Apenas se ocultaba el sol entre las montañas de Palestina la víspera del 14 de Nisán, cuando las vibrantes trompetas del Templo anunciaban el comienzo de la Pascua. El padre de familia tomaba entonces una lámpara en la mano y registraba con cuidado todos los rincones de su vivienda, a fin de destruir la levadura que acaso quedara en su morada. En la Cena del Cordero no podía usarse más que pan ácimo, sin levadura.

Todo esto en la mente de San Pablo era un símbolo.

Las notas del Aleluya pascual contienen con el anuncio de la solemnidad el mismo aviso que los judíos percibían en las rutilantes notas de las trompetas del Templo: Purificaos de la antigua levadura; no haya en ningún rincón de vuestra alma levadura de maldad y corrupción.
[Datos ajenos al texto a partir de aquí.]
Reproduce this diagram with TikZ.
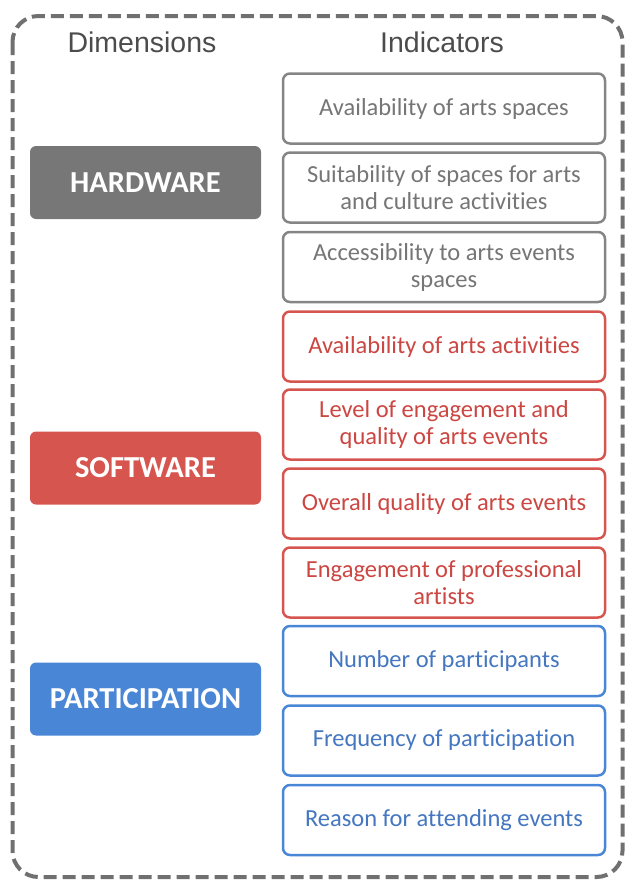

Celebrad la Nueva Pascua con los ácimos de la sinceridad y la verdad, con un corazón puro y sin resto alguno de la antigua levadura del pecado, como ácimos que sois, regenerados por la Sangre del Redentor.

Pero el paralelo de la Pascua mosaica y la cristiana no termina ahí. El sentido de nuestra Pascua no se agota con la comunión mística del Cordero pascual. No, nosotros participamos también de una manera real de los despojos del Cordero sacrificado.
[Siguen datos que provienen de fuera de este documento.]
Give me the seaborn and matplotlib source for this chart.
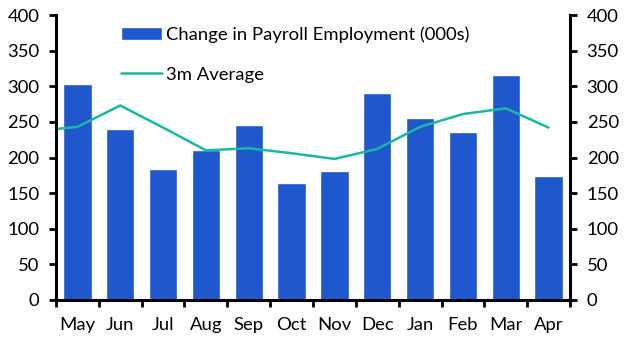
import matplotlib
matplotlib.use("Agg")
import matplotlib.pyplot as plt
import seaborn as sns
import numpy as np
import pandas as pd

months = ["May", "Jun", "Jul", "Aug", "Sep", "Oct", "Nov", "Dec", "Jan", "Feb", "Mar", "Apr"]
payrolls = [303, 240, 184, 210, 245, 164, 181, 290, 255, 236, 316, 174]
# 3m average, including the prior month (drawn off the left edge, clipped)
avg_x = [-1, 0, 1, 2, 3, 4, 5, 6, 7, 8, 9, 10, 11]
avg_3m = [237, 243, 273, 242, 210, 213, 206, 198, 212, 243, 261, 269, 242]
yticks = [0, 50, 100, 150, 200, 250, 300, 350, 400]

sns.set_theme(style="white")
plt.rcParams["font.family"] = ["Lato", "DejaVu Sans"]

fig = plt.figure(figsize=(6.28, 3.52), dpi=100)
ax = fig.add_axes([56/628, 1-300/352, (570-56)/628, (300-15)/352])

df = pd.DataFrame({"month": months, "value": payrolls})
sns.barplot(data=df, x="month", y="value", color="#1f57cc", saturation=1,
            width=0.66, ax=ax, label="Change in Payroll Employment (000s)")
sns.lineplot(x=avg_x, y=avg_3m, color="#19b8a3", linewidth=1.8, ax=ax,
             label="3m Average")

ax.set_xlim(-0.5, 11.5)
ax.set_ylim(0, 400)
ax.set_xlabel("")
ax.set_ylabel("")
ax.set_xticks(range(len(months)))
ax.set_xticklabels(months)
ax.set_xticks(np.arange(-0.5, 12, 1), minor=True)
ax.set_yticks(yticks)
ax.set_yticklabels([str(v) for v in yticks])

for s in ["left", "right", "bottom"]:
    ax.spines[s].set_visible(True)
    ax.spines[s].set_color("black")
    ax.spines[s].set_linewidth(2.2)
ax.spines["top"].set_visible(False)

fs = 13.3
ax.tick_params(axis="x", which="major", length=0, pad=12, labelsize=fs, colors="black")
ax.tick_params(axis="x", which="minor", bottom=True, length=5, width=2, direction="out", color="black")
ax.tick_params(axis="y", left=True, right=True, labelleft=True, labelright=True,
               length=5, width=2, direction="out", labelsize=fs, pad=7, color="black",
               labelcolor="black")

handles, labels = ax.get_legend_handles_labels()
order = [labels.index("Change in Payroll Employment (000s)"), labels.index("3m Average")]
leg = ax.legend([handles[i] for i in order], [labels[i] for i in order],
                loc="upper left", bbox_to_anchor=((119-56)/514 - 0.0175, 1.0), frameon=False,
                fontsize=fs, handlelength=2.2, handletextpad=0.25, labelspacing=1.3,
                borderaxespad=0.2)
for t in leg.get_texts():
    t.set_color("black")

fig.savefig("out.png", dpi=100)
En la Sagrada Eucaristía se nos ofrece en alimento la propia Carne del Hijo de Dios. El sentido de nuestra Pascua llega, pues, a su cumbre en la Comunión, convite pascual de la Nueva Ley.

Por eso volvemos a oír en ese augusto momento el mismo aviso de San Pablo: Ha sido inmolado Cristo, nuestra Pascua; celebremos, pues, el banquete con los ácimos de la sinceridad y de la verdad. Acerquémonos, por consiguiente, a Él con un alma purificada previamente, por la confesión, de la levadura del hombre viejo, de los pecados, pues la Cena del Cordero no admite más que pan ácimo.

Es ese precisamente el momento sublime a que ha venido mirando la Liturgia de toda la Cuaresma, el digno coronamiento del camino de penitencia recorrido.

Lleguémonos, cual conviene, a gozar del premio que el Señor tiene preparado a nuestros sacrificios. No desperdiciemos instantes tan felices. Y una vez hechos partícipes de ese celestial convite, quedarán, nuestras almas rociadas con la Sangre redentora de Cristo, que nos hará inexpugnables contra los ardides del infierno.

Si queremos resucitar para la vida eterna, si deseamos tener parte en la gloriosa Resurrección de Jesucristo, debemos tomar los medios: vivir ahora para Él, tener sumo cuidado en observar todos sus mandamientos.

Vivamos, pues, de una manera digna de Dios, haciendo en todas las cosas lo que le agrada, fructificando en toda buena obra.

Es así que podemos esperar resucitar gloriosamente e ir al Cielo para reinar eternamente con el Señor, el Cordero Pascual, que muriendo destruyó nuestra muerte y resucitando restauró nuestra vida.

Oh Dios, que, en este día, por tu Hijo Unigénito, nos franqueaste de nuevo las puertas de la Eternidad; ayúdanos a realizar los santos deseos que Tú mismo nos inspiras, previniéndonos con tu gracia.